**SHORT EXERCISE**
Images are not part of the copy; write out the rest of the data exactly as given.

**INFORMATION SHOWN**
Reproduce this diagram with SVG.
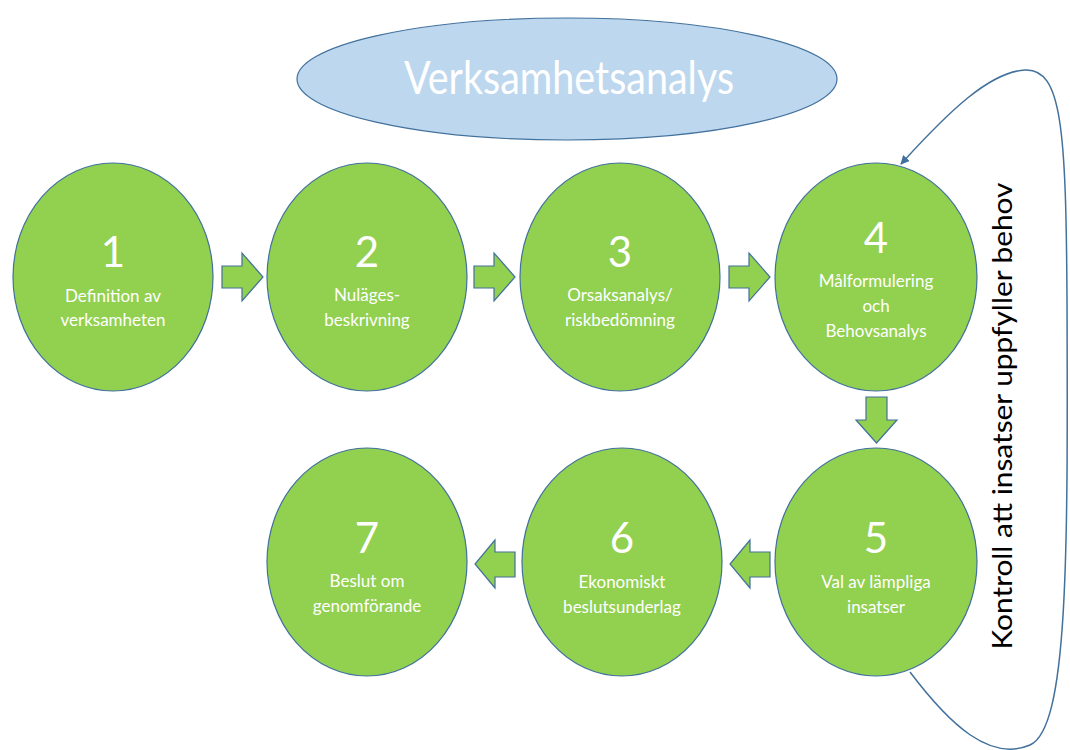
<svg xmlns="http://www.w3.org/2000/svg" width="1070" height="750" viewBox="0 0 1070 750">
<defs>
<style>
.node{fill:#92D050;stroke:#41719C;stroke-width:1.2}
.barr{fill:#92D050;stroke:#41719C;stroke-width:1.2}
.num{font-family:Lato,"Open Sans",sans-serif;font-size:42px;fill:#fff;text-anchor:middle}
.lbl{font-family:Lato,"Open Sans",sans-serif;font-size:17px;fill:#fff;text-anchor:middle}
.title{font-family:Lato,"Open Sans",sans-serif;font-size:46px;fill:#fff;text-anchor:middle}
.side{font-family:Lato,"Open Sans",sans-serif;font-size:26px;fill:#000;text-anchor:middle}
.conn{fill:none;stroke:#41719C;stroke-width:1.5}
</style>
<marker id="ah" viewBox="0 0 10 10" refX="9" refY="5" markerWidth="9" markerHeight="9" markerUnits="userSpaceOnUse" orient="auto">
<path d="M0,0 L10,5 L0,10 Z" fill="#41719C"/>
</marker>
</defs>
<rect width="1070" height="750" fill="#fff"/>

<g id="title">
<ellipse cx="567" cy="79" rx="270" ry="61" fill="#BDD7EE" stroke="#41719C" stroke-width="1.2"/>
<text class="title" x="569" y="94" textLength="330" lengthAdjust="spacingAndGlyphs">Verksamhetsanalys</text>
</g>

<g id="connectors">
<path class="barr" d="M222,266 H242 V253 L263,277 L242,301 V288 H222 Z"/>
<path class="barr" d="M474,266 H494 V253 L515,277 L494,301 V288 H474 Z"/>
<path class="barr" d="M729,266 H749 V253 L770,277 L749,301 V288 H729 Z"/>
<path class="barr" d="M866,397 H887 V420 H897 L876.5,443 L856,420 H866 Z"/>
<path class="barr" d="M770,552 H750 V540 L730,564 L750,588 V577 H770 Z"/>
<path class="barr" d="M515,552 H495 V540 L475,564 L495,588 V577 H515 Z"/>
<path class="conn" marker-end="url(#ah)" d="M910,672 C950,725 990,762 1030,745 C1068,728 1068,560 1067,300 C1066,130 1062,68 1025,70 C990,72 950,110 901,164"/>
</g>

<g id="label-kontroll">
<text class="side" transform="translate(1012,416) rotate(-90)" x="0" y="0" textLength="467" lengthAdjust="spacingAndGlyphs">Kontroll att insatser uppfyller behov</text>
</g>

<g id="n1">
<ellipse class="node" cx="113" cy="277" rx="100" ry="114"/>
<text class="num" x="113" y="267">1</text>
<text class="lbl" x="113" y="302">Definition av</text>
<text class="lbl" x="113" y="326">verksamheten</text>
</g>
<g id="n2">
<ellipse class="node" cx="367" cy="277" rx="100" ry="114"/>
<text class="num" x="367" y="267">2</text>
<text class="lbl" x="367" y="301">Nuläges-</text>
<text class="lbl" x="367" y="326">beskrivning</text>
</g>
<g id="n3">
<ellipse class="node" cx="620" cy="277" rx="100" ry="114"/>
<text class="num" x="620" y="267">3</text>
<text class="lbl" x="620" y="301">Orsaksanalys/</text>
<text class="lbl" x="620" y="326">riskbedömning</text>
</g>
<g id="n4">
<ellipse class="node" cx="876" cy="277" rx="101" ry="114"/>
<text class="num" x="876" y="253">4</text>
<text class="lbl" x="876" y="287">Målformulering</text>
<text class="lbl" x="876" y="312">och</text>
<text class="lbl" x="876" y="337">Behovsanalys</text>
</g>
<g id="n5">
<ellipse class="node" cx="876" cy="562" rx="101" ry="114"/>
<text class="num" x="876" y="553">5</text>
<text class="lbl" x="876" y="588">Val av lämpliga</text>
<text class="lbl" x="876" y="613">insatser</text>
</g>
<g id="n6">
<ellipse class="node" cx="622" cy="562" rx="100" ry="114"/>
<text class="num" x="622" y="553">6</text>
<text class="lbl" x="622" y="588">Ekonomiskt</text>
<text class="lbl" x="622" y="613">beslutsunderlag</text>
</g>
<g id="n7">
<ellipse class="node" cx="367" cy="562" rx="100" ry="114"/>
<text class="num" x="367" y="553">7</text>
<text class="lbl" x="367" y="587">Beslut om</text>
<text class="lbl" x="367" y="612">genomförande</text>
</g>
</svg>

**WRITTEN RESPONSE**
Reproduce this diagram with SVG.
<svg xmlns="http://www.w3.org/2000/svg" width="1070" height="750" viewBox="0 0 1070 750">
<defs>
<style>
.node{fill:#92D050;stroke:#41719C;stroke-width:1.2}
.barr{fill:#92D050;stroke:#41719C;stroke-width:1.2}
.num{font-family:Lato,"Open Sans",sans-serif;font-size:42px;fill:#fff;text-anchor:middle}
.lbl{font-family:Lato,"Open Sans",sans-serif;font-size:17px;fill:#fff;text-anchor:middle}
.title{font-family:Lato,"Open Sans",sans-serif;font-size:46px;fill:#fff;text-anchor:middle}
.side{font-family:Lato,"Open Sans",sans-serif;font-size:26px;fill:#000;text-anchor:middle}
.conn{fill:none;stroke:#41719C;stroke-width:1.5}
</style>
<marker id="ah" viewBox="0 0 10 10" refX="9" refY="5" markerWidth="9" markerHeight="9" markerUnits="userSpaceOnUse" orient="auto">
<path d="M0,0 L10,5 L0,10 Z" fill="#41719C"/>
</marker>
</defs>
<rect width="1070" height="750" fill="#fff"/>

<g id="title">
<ellipse cx="567" cy="79" rx="270" ry="61" fill="#BDD7EE" stroke="#41719C" stroke-width="1.2"/>
<text class="title" x="569" y="94" textLength="330" lengthAdjust="spacingAndGlyphs">Verksamhetsanalys</text>
</g>

<g id="connectors">
<path class="barr" d="M222,266 H242 V253 L263,277 L242,301 V288 H222 Z"/>
<path class="barr" d="M474,266 H494 V253 L515,277 L494,301 V288 H474 Z"/>
<path class="barr" d="M729,266 H749 V253 L770,277 L749,301 V288 H729 Z"/>
<path class="barr" d="M866,397 H887 V420 H897 L876.5,443 L856,420 H866 Z"/>
<path class="barr" d="M770,552 H750 V540 L730,564 L750,588 V577 H770 Z"/>
<path class="barr" d="M515,552 H495 V540 L475,564 L495,588 V577 H515 Z"/>
<path class="conn" marker-end="url(#ah)" d="M910,672 C950,725 990,762 1030,745 C1068,728 1068,560 1067,300 C1066,130 1062,68 1025,70 C990,72 950,110 901,164"/>
</g>

<g id="label-kontroll">
<text class="side" transform="translate(1012,416) rotate(-90)" x="0" y="0" textLength="467" lengthAdjust="spacingAndGlyphs">Kontroll att insatser uppfyller behov</text>
</g>

<g id="n1">
<ellipse class="node" cx="113" cy="277" rx="100" ry="114"/>
<text class="num" x="113" y="267">1</text>
<text class="lbl" x="113" y="302">Definition av</text>
<text class="lbl" x="113" y="326">verksamheten</text>
</g>
<g id="n2">
<ellipse class="node" cx="367" cy="277" rx="100" ry="114"/>
<text class="num" x="367" y="267">2</text>
<text class="lbl" x="367" y="301">Nuläges-</text>
<text class="lbl" x="367" y="326">beskrivning</text>
</g>
<g id="n3">
<ellipse class="node" cx="620" cy="277" rx="100" ry="114"/>
<text class="num" x="620" y="267">3</text>
<text class="lbl" x="620" y="301">Orsaksanalys/</text>
<text class="lbl" x="620" y="326">riskbedömning</text>
</g>
<g id="n4">
<ellipse class="node" cx="876" cy="277" rx="101" ry="114"/>
<text class="num" x="876" y="253">4</text>
<text class="lbl" x="876" y="287">Målformulering</text>
<text class="lbl" x="876" y="312">och</text>
<text class="lbl" x="876" y="337">Behovsanalys</text>
</g>
<g id="n5">
<ellipse class="node" cx="876" cy="562" rx="101" ry="114"/>
<text class="num" x="876" y="553">5</text>
<text class="lbl" x="876" y="588">Val av lämpliga</text>
<text class="lbl" x="876" y="613">insatser</text>
</g>
<g id="n6">
<ellipse class="node" cx="622" cy="562" rx="100" ry="114"/>
<text class="num" x="622" y="553">6</text>
<text class="lbl" x="622" y="588">Ekonomiskt</text>
<text class="lbl" x="622" y="613">beslutsunderlag</text>
</g>
<g id="n7">
<ellipse class="node" cx="367" cy="562" rx="100" ry="114"/>
<text class="num" x="367" y="553">7</text>
<text class="lbl" x="367" y="587">Beslut om</text>
<text class="lbl" x="367" y="612">genomförande</text>
</g>
</svg>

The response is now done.